Arah ini juga diakui oleh Komisi Eropa. Christophe Hansen, Komisioner Eropa untuk Pertanian dan Pangan, menyebut sektor peternakan bisa berperan dalam ekonomi sirkular dengan menyumbang pupuk organik, yang tidak perlu diimpor dan tidak tergantung pada harga gas yang tinggi.
Mampukah UE swasembada pupuk?
Menurut Moseley, jika tarif pupuk diberlakukan secara bertahap seperti rencana, maka pada 2028 beban biaya akan cukup tinggi untuk membuat impor pupuk anorganik dari Rusia dan Belarus tidak lagi ekonomis. Tarif ini mulai berlaku pada Juli dan menargetkan produk-produk pertanian yang sebelumnya luput dari sanksi, termasuk pupuk.

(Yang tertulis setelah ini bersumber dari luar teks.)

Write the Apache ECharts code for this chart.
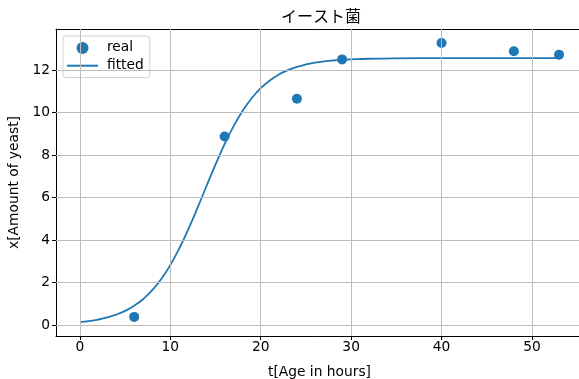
<!DOCTYPE html>
<html>
<head>
<meta charset="utf-8">
<script src="https://cdn.jsdelivr.net/npm/echarts@6/dist/echarts.min.js"></script>
<style>html,body{margin:0;padding:0;background:#fff;}#c{width:579px;height:379px;}</style>
</head>
<body>
<div id="c"></div>
<script>
// Observed data (real)
const realT = [6, 16, 24, 29, 40, 48, 53];
const realX = [0.38, 8.87, 10.65, 12.50, 13.27, 12.88, 12.72];
// Fitted curve values
const fitT = [0,1,2,3,4,5,6,7,8,9,10,11,12,13,14,15,16,17,18,19,20,21,22,23,24,25,26,27,28,29,30,32,35,40,45,50,53];
const fitX = [0.133,0.184,0.255,0.352,0.484,0.663,0.903,1.222,1.638,2.167,2.824,3.611,4.516,5.506,6.539,7.557,8.510,9.358,10.080,10.673,11.144,11.508,11.786,11.994,12.147,12.26,12.343,12.403,12.447,12.479,12.501,12.530,12.549,12.558,12.56,12.56,12.56];
const xTicks = [0, 10, 20, 30, 40, 50];
const yTicks = [0, 2, 4, 6, 8, 10, 12];

const font = "'DejaVu Sans', 'Noto Sans CJK JP', sans-serif";
const cjk = "'Noto Sans CJK JP', sans-serif";
const blue = '#1f77b4';
const gridColor = '#bdbdbd';
const fs = 13.8;
const chart = echarts.init(document.getElementById('c'), null, {renderer: 'canvas'});
chart.setOption({
  animation: false,
  backgroundColor: '#fff',
  textStyle: {fontFamily: font},
  title: {
    text: 'イースト菌', left: 316, top: 3, textAlign: 'center',
    textStyle: {fontFamily: cjk, fontSize: 16, fontWeight: 'normal', color: '#000'}
  },
  grid: {left: 56, top: 29, width: 527, height: 307, outerBoundsMode: 'none', show: false},
  legend: {
    left: 63, top: 36, orient: 'vertical', itemGap: 4, itemWidth: 31, itemHeight: 12,
    padding: [5, 6, 5, 4],
    backgroundColor: 'rgba(255,255,255,0.8)', borderColor: '#d0d0d0', borderWidth: 1, borderRadius: 3,
    textStyle: {fontFamily: font, fontSize: fs, color: '#000', padding: [0, 0, 0, 4]},
    data: [
      {name: 'real', icon: 'circle', itemStyle: {color: blue, opacity: 1}},
      {name: 'fitted', icon: 'path://M0,5 L31,5 L31,7 L0,7 Z', itemStyle: {color: blue}}
    ]
  },
  xAxis: [{
    type: 'value', min: -2.65, max: 55.65,
    name: 't[Age in hours]', nameLocation: 'middle', nameGap: 30,
    nameTextStyle: {fontFamily: font, fontSize: fs, color: '#000'},
    axisLine: {show: true, onZero: false, lineStyle: {color: '#000', width: 1}},
    axisTick: {show: true, length: 4, customValues: xTicks, lineStyle: {color: '#000'}},
    axisLabel: {customValues: xTicks, fontFamily: font, fontSize: fs, color: '#000', margin: 5},
    splitLine: {show: false}
  }, {
    type: 'value', position: 'top', min: -2.65, max: 55.65,
    axisLine: {show: true, onZero: false, lineStyle: {color: '#000', width: 1}},
    axisTick: {show: false}, axisLabel: {show: false}, splitLine: {show: false}
  }],
  yAxis: {
    type: 'value', min: -0.52, max: 13.93,
    name: 'x[Amount of yeast]', nameLocation: 'middle', nameGap: 31, nameRotate: 90,
    nameTextStyle: {fontFamily: font, fontSize: fs, color: '#000'},
    axisLine: {show: true, onZero: false, lineStyle: {color: '#000', width: 1}},
    axisTick: {show: true, length: 4, customValues: yTicks, lineStyle: {color: '#000'}},
    axisLabel: {customValues: yTicks, fontFamily: font, fontSize: fs, color: '#000', margin: 6},
    splitLine: {show: false}
  },
  series: [
    {
      name: 'grid', type: 'line', data: [], z: 0, silent: true,
      markLine: {
        silent: true, symbol: 'none', animation: false,
        label: {show: false},
        lineStyle: {color: gridColor, width: 1, type: 'solid'},
        emphasis: {disabled: true},
        data: xTicks.map(v => ({xAxis: v})).concat(yTicks.map(v => ({yAxis: v})))
      }
    },
    {
      name: 'real', type: 'scatter', symbol: 'circle', symbolSize: 10,
      itemStyle: {color: blue, opacity: 1}, z: 3,
      data: realT.map((t, i) => [t, realX[i]])
    },
    {
      name: 'fitted', type: 'line', showSymbol: false, smooth: true,
      lineStyle: {color: blue, width: 1.8}, itemStyle: {color: blue}, z: 2,
      data: fitT.map((t, i) => [t, fitX[i]])
    }
  ]
});
</script>
</body>
</html>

Komisi Eropa dalam pernyataannya menegaskan bahwa ketergantungan pada pupuk Rusia menjadikan UE rentan terhadap tindakan koersif Moskow, sehingga berisiko bagi ketahanan pangan Uni Eropa. Penerapan tarif secara bertahap selama tiga tahun ke depan dimaksudkan agar para petani punya waktu mencari alternatif, khususnya mereka yang sudah terlanjur bergantung pada pupuk Rusia.

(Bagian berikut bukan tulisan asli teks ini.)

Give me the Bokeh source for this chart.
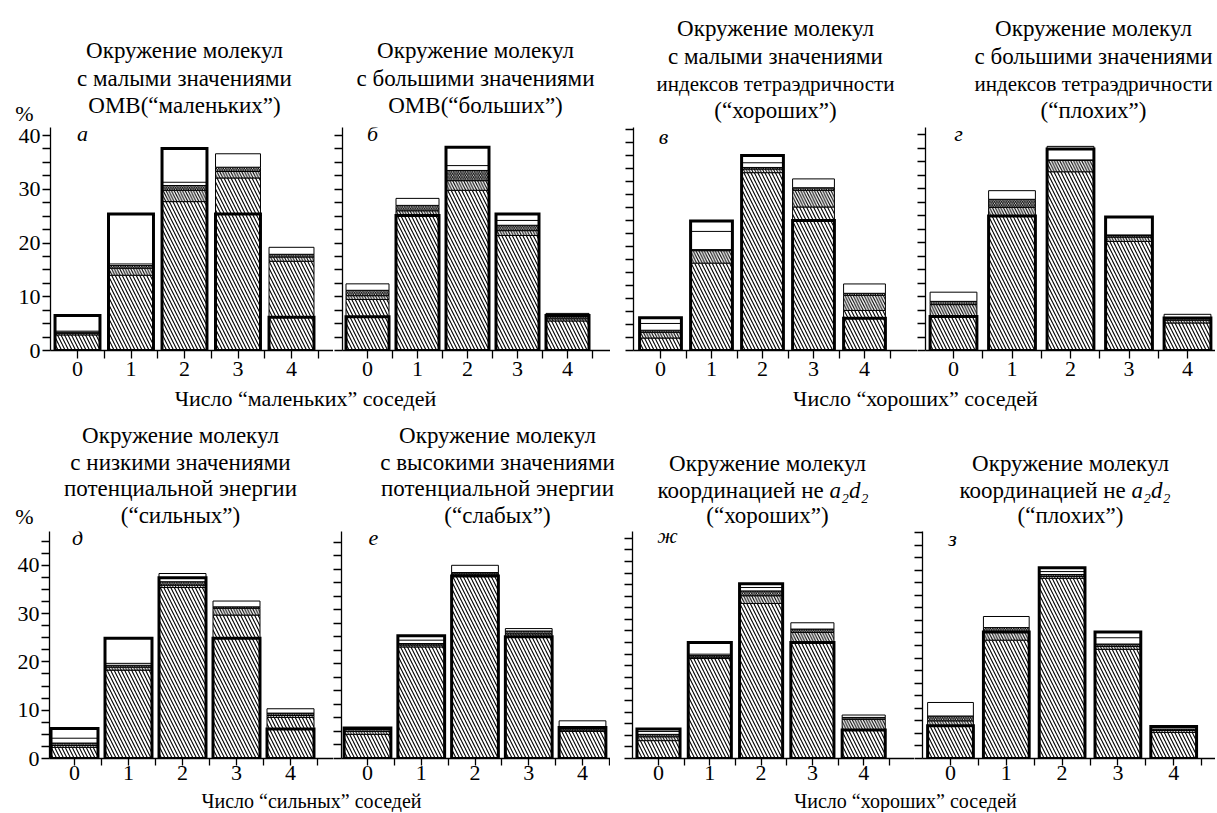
from bokeh.plotting import figure
from bokeh.layouts import column, row
from bokeh.models import Range1d, FixedTicker, Label
from bokeh.embed import file_html
from bokeh.resources import INLINE

FONT = "Liberation Serif"

# ---------------- data ----------------
neighbours = [0, 1, 2, 3, 4]
tick_labels = ["0", "1", "2", "3", "4"]

# а
a_hatch = [2.9, 14.0, 27.7, 32.1, 16.6]
a_hatch2 = [3.2, 15.3, 29.8, 33.3, 17.4]
a_band = [3.4, 15.8, 30.7, 34.1, 17.9]
a_total = [3.6, 16.1, 31.3, 36.6, 19.2]
a_model = [6.5, 25.4, 37.6, 25.4, 6.2]
# б
b_hatch = [9.5, 25.1, 29.8, 21.4, 5.5]
b_hatch2 = [10.2, 26.0, 31.6, 22.3, 5.9]
b_band = [11.2, 27.0, 33.5, 23.3, 6.3]
b_total = [12.4, 28.3, 34.4, 24.2, 6.9]
b_model = [6.3, 25.1, 37.8, 25.4, 6.5]
# в
v_hatch = [2.4, 16.8, 34.2, 27.6, 7.7]
v_hatch2 = [3.5, 19.2, 34.9, 30.8, 10.6]
v_band = [3.9, 19.4, 35.2, 31.3, 11.0]
v_total = [5.2, 22.9, 36.1, 33.0, 12.8]
v_model = [6.3, 24.9, 37.5, 25.0, 6.2]
# г
g_hatch = [6.3, 24.9, 33.1, 20.2, 5.1]
g_hatch2 = [8.5, 26.5, 35.2, 21.0, 5.6]
g_band = [9.1, 28.0, 35.3, 21.3, 6.0]
g_total = [10.8, 29.6, 37.8, 21.4, 6.7]
g_model = [6.3, 24.9, 37.3, 24.7, 6.0]
# д
d_hatch = [2.3, 18.3, 35.4, 29.7, 8.5]
d_hatch2 = [2.7, 18.9, 35.9, 31.1, 8.9]
d_band = [3.2, 19.3, 36.6, 31.4, 9.4]
d_total = [4.2, 19.7, 38.3, 32.6, 10.3]
d_model = [6.2, 24.9, 37.4, 24.9, 6.1]
# е
e_hatch = [5.0, 23.1, 37.8, 25.1, 5.6]
e_hatch2 = [5.6, 23.5, 38.2, 25.8, 5.9]
e_band = [6.0, 23.8, 38.5, 26.4, 6.2]
e_total = [6.2, 24.5, 40.0, 26.9, 7.8]
e_model = [6.3, 25.4, 37.8, 25.2, 6.4]
# ж
zh_hatch = [3.7, 20.7, 32.1, 24.0, 5.9]
zh_hatch2 = [4.5, 21.0, 33.7, 26.1, 8.1]
zh_band = [5.0, 21.3, 34.7, 26.8, 8.5]
zh_total = [5.6, 21.6, 35.4, 28.1, 9.0]
zh_model = [6.1, 24.0, 36.2, 24.0, 5.9]
# з
z_hatch = [6.8, 24.5, 37.3, 22.6, 5.4]
z_hatch2 = [7.8, 26.2, 37.7, 23.2, 5.8]
z_band = [8.8, 27.1, 38.1, 23.7, 6.1]
z_total = [11.6, 29.4, 38.7, 25.0, 6.4]
z_model = [6.8, 26.2, 39.5, 26.2, 6.6]

title_a = ["Окружение молекул", "с малыми значениями", "ОМВ(“маленьких”)"]
title_b = ["Окружение молекул", "с большими значениями", "ОМВ(“больших”)"]
title_v = ["Окружение молекул", "с малыми значениями", "индексов тетраэдричности", "(“хороших”)"]
title_g = ["Окружение молекул", "с большими значениями", "индексов тетраэдричности", "(“плохих”)"]
title_d = ["Окружение молекул", "с низкими значениями", "потенциальной энергии", "(“сильных”)"]
title_e = ["Окружение молекул", "с высокими значениями", "потенциальной энергии", "(“слабых”)"]
title_zh = ["Окружение молекул", "координацией не |a₂d₂", "(“хороших”)"]
title_z = ["Окружение молекул", "координацией не |a₂d₂", "(“плохих”)"]

xlabel_top = ["Число “маленьких” соседей", "Число “хороших” соседей"]
xlabel_bottom = ["Число “сильных” соседей", "Число “хороших” соседей"]

# ---------------- layout (page px) ----------------
W = 1215
ROWS = [
    dict(frame_top=127, axis_y=350, bottom=36, tick=8, standoff=3),
    dict(frame_top=531, axis_y=758, bottom=31, tick=7, standoff=0),
]
PANELS = [
    dict(r=0, left=0, w=333, bl=50, c0=77, u=53.5, bw=0.84, k=5.375, ystep=2.5, ylab=True,
         letter="а", lpos=(82, 133), tx=184, ty=[50, 78, 105], title=title_a,
         data=(a_hatch, a_hatch2, a_band, a_total, a_model)),
    dict(r=0, left=333, w=277, bl=9, c0=367, u=50, bw=0.86, k=5.375, ystep=2.5, ylab=False,
         letter="б", lpos=(372, 133), tx=475, ty=[50, 78, 105], title=title_b,
         data=(b_hatch, b_hatch2, b_band, b_total, b_model)),
    dict(r=0, left=610, w=307, bl=23, c0=660, u=51, bw=0.82, k=5.2, ystep=2.5, ylab=False,
         letter="в", lpos=(663, 136), tx=775, ty=[28, 56, 83, 110], title=title_v,
         data=(v_hatch, v_hatch2, v_band, v_total, v_model)),
    dict(r=0, left=917, w=298, bl=8, c0=953, u=58.5, bw=0.8, k=5.4, ystep=2.5, ylab=False,
         letter="г", lpos=(958, 133), tx=1093, ty=[28, 56, 83, 110], title=title_g,
         data=(g_hatch, g_hatch2, g_band, g_total, g_model)),
    dict(r=1, left=0, w=333, bl=49, c0=74, u=54, bw=0.87, k=4.83, ystep=2.5, ylab=True,
         letter="д", lpos=(77, 537), tx=180, ty=[435, 462, 488, 515], title=title_d,
         data=(d_hatch, d_hatch2, d_band, d_total, d_model)),
    dict(r=1, left=333, w=277, bl=8, c0=367, u=53.75, bw=0.87, k=4.83, ystep=2.8, ylab=False,
         letter="е", lpos=(373, 537), tx=497, ty=[435, 462, 488, 515], title=title_e,
         data=(e_hatch, e_hatch2, e_band, e_total, e_model)),
    dict(r=1, left=610, w=304, bl=22, c0=658, u=51.3, bw=0.84, k=4.83, ystep=2.4, ylab=False,
         letter="ж", lpos=(667, 535), tx=767, ty=[463, 490, 515], title=title_zh, split=829,
         data=(zh_hatch, zh_hatch2, zh_band, zh_total, zh_model)),
    dict(r=1, left=914, w=301, bl=8, c0=950, u=55.8, bw=0.82, k=4.83, ystep=2.6, ylab=False,
         letter="з", lpos=(952, 538), tx=1070, ty=[463, 490, 515], title=title_z, split=1131,
         data=(z_hatch, z_hatch2, z_band, z_total, z_model)),
]


def style_text(size="23px", **kw):
    d = dict(text_font=FONT, text_font_size=size, text_color="black", text_baseline="middle")
    d.update(kw)
    return d


def make_panel(s):
    rw = ROWS[s["r"]]
    L = s["left"] + s["bl"]
    R = s["left"] + s["w"]
    u, c0, k, ay = s["u"], s["c0"], s["k"], rw["axis_y"]
    x0 = (L - c0) / u
    x1 = (R - c0) / u
    frame_h = ay - rw["frame_top"]
    ymax = frame_h / k

    p = figure(width=s["w"], height=frame_h + rw["bottom"], x_range=Range1d(x0, x1),
               y_range=Range1d(0, ymax), min_border_left=s["bl"], min_border_right=0,
               min_border_top=0, min_border_bottom=rw["bottom"], toolbar_location=None,
               output_backend="svg", title=None)
    p.outline_line_color = None
    p.grid.visible = False

    hatch, hatch2, band, total, model = s["data"]
    zeros = [0] * len(neighbours)
    bw = s["bw"]
    common = dict(x=neighbours, width=bw, fill_color="white", line_color="black", line_width=1,
                  hatch_color="black", hatch_weight=1.1)
    p.vbar(bottom=zeros, top=hatch, hatch_pattern="\\", hatch_scale=7, **common)
    p.vbar(bottom=hatch, top=hatch2, hatch_pattern="\\", hatch_scale=5.5, **common)
    p.vbar(bottom=hatch2, top=band, hatch_pattern="\\", hatch_scale=3.5, **common)
    p.vbar(bottom=band, top=total, **common)
    p.vbar(x=neighbours, width=bw, bottom=zeros, top=model, fill_alpha=0, line_color="black",
           line_width=3, line_join="miter")

    xa = p.xaxis[0]
    xa.ticker = FixedTicker(ticks=neighbours, minor_ticks=[n + 0.5 for n in neighbours])
    xa.major_label_overrides = {n: t for n, t in zip(neighbours, tick_labels)}
    xa.major_tick_out = rw["tick"]
    xa.major_tick_in = 0
    xa.minor_tick_out = rw["tick"]
    xa.minor_tick_in = 0
    xa.major_label_standoff = rw["standoff"]
    xa.major_label_text_font = FONT
    xa.major_label_text_font_size = "22px"
    xa.major_label_text_color = "black"
    xa.axis_line_width = 1.3
    xa.major_tick_line_width = 1.3
    xa.minor_tick_line_width = 1.3

    ya = p.yaxis[0]
    n_ticks = int(ymax / s["ystep"] + 1e-6)
    all_ticks = [round(i * s["ystep"], 3) for i in range(n_ticks + 1)]
    if s["ylab"]:
        majors = [0, 10, 20, 30, 40]
        ya.ticker = FixedTicker(ticks=majors, minor_ticks=[t for t in all_ticks if t not in majors])
        ya.major_label_standoff = 2
        ya.major_label_text_font = FONT
        ya.major_label_text_font_size = "22px"
        ya.major_label_text_color = "black"
    else:
        ya.ticker = FixedTicker(ticks=[], minor_ticks=all_ticks)
        ya.major_label_standoff = 0
    ya.major_tick_out = 8
    ya.major_tick_in = 0
    ya.minor_tick_out = 8
    ya.minor_tick_in = 0
    ya.axis_line_width = 1.3
    ya.major_tick_line_width = 1.3
    ya.minor_tick_line_width = 1.3

    lx, ly = s["lpos"]
    p.add_layout(Label(x=x0 + (lx - L) / u, y=(ay - ly) / k, text=s["letter"], text_align="center",
                       text_font_style="italic", **style_text("22px")))
    return p


def make_strip(y_top, y_bottom):
    """Text strip spanning the page; its data coordinates are page px."""
    f = figure(width=W, height=y_bottom - y_top, x_range=Range1d(0, W),
               y_range=Range1d(y_bottom, y_top), x_axis_type=None, y_axis_type=None,
               toolbar_location=None, output_backend="svg", min_border=0, title=None)
    f.outline_line_color = None
    f.grid.visible = False
    return f


def add_titles(f, panels):
    for s in panels:
        for line, ty in zip(s["title"], s["ty"]):
            size = "21px" if len(line) > 22 else "23px"
            if "|" in line:
                a, b = line.split("|")
                f.add_layout(Label(x=s["split"], y=ty, text=a.rstrip() + " ", text_align="right",
                                   **style_text("23px")))
                f.add_layout(Label(x=s["split"], y=ty, text=b, text_align="left",
                                   text_font_style="italic", **style_text("23px")))
            else:
                f.add_layout(Label(x=s["tx"], y=ty, text=line, text_align="center",
                                   **style_text(size)))


top_fig_bot = ROWS[0]["axis_y"] + ROWS[0]["bottom"]
bot_fig_bot = ROWS[1]["axis_y"] + ROWS[1]["bottom"]

strip1 = make_strip(0, ROWS[0]["frame_top"])
add_titles(strip1, PANELS[:4])
strip1.add_layout(Label(x=24, y=113, text="%", text_align="center", **style_text("22px")))

strip2 = make_strip(top_fig_bot, ROWS[1]["frame_top"])
for t, c in zip(xlabel_top, [305, 915]):
    strip2.add_layout(Label(x=c, y=398, text=t, text_align="center", **style_text("22px")))
add_titles(strip2, PANELS[4:])
strip2.add_layout(Label(x=24, y=516, text="%", text_align="center", **style_text("22px")))

strip3 = make_strip(bot_fig_bot, 812)
for t, c in zip(xlabel_bottom, [311, 905]):
    strip3.add_layout(Label(x=c, y=(bot_fig_bot + 812) / 2, text=t, text_align="center",
                            **style_text("20px")))

figs = [make_panel(s) for s in PANELS]

layout = column(strip1, row(*figs[:4], spacing=0), strip2, row(*figs[4:], spacing=0), strip3,
                spacing=0)

open("out.html", "w").write(file_html(layout, INLINE))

Tuntutan rencana diversifikasi
Leo Alders, Presiden Fertilizers Europe alias asosiasi produsen pupuk di Eropa, mengatakan lonjakan impor pupuk Rusia selama ini telah "merusak persaingan sehat dan menekan produsen lokal.” Meski berharap tarif diberlakukan lebih cepat, dia menyambut baik langkah Uni Eropa karena "akan menciptakan kesetaraan pasar dan memastikan produsen Eropa bisa terus memasok pupuk berkualitas tinggi dan berkelanjutan bagi para petani Eropa.”
Namun di sisi lain, kelompok petani justru kecewa. Mereka menilai Uni Eropa belum menyiapkan strategi alternatif yang realistis dan terjangkau. Dua organisasi payung pertanian terbesar di Eropa, Copa dan Cogeca, merilis pernyataan bersama yang menyerukan Uni Eropa agar segera menyusun rencana diversifikasi pasokan pupuk yang jelas.
"Jika Uni Eropa serius ingin mengurangi ketergantungan pada pupuk Rusia dan Belarus, maka harus ada strategi pengganti yang kredibel dan berpandangan jauh ke depan,” tulis mereka. "Kami tidak bisa lagi mempertaruhkan keberlangsungan ekonomi petani ataupun ketahanan pangan jutaan orang di seluruh Eropa.”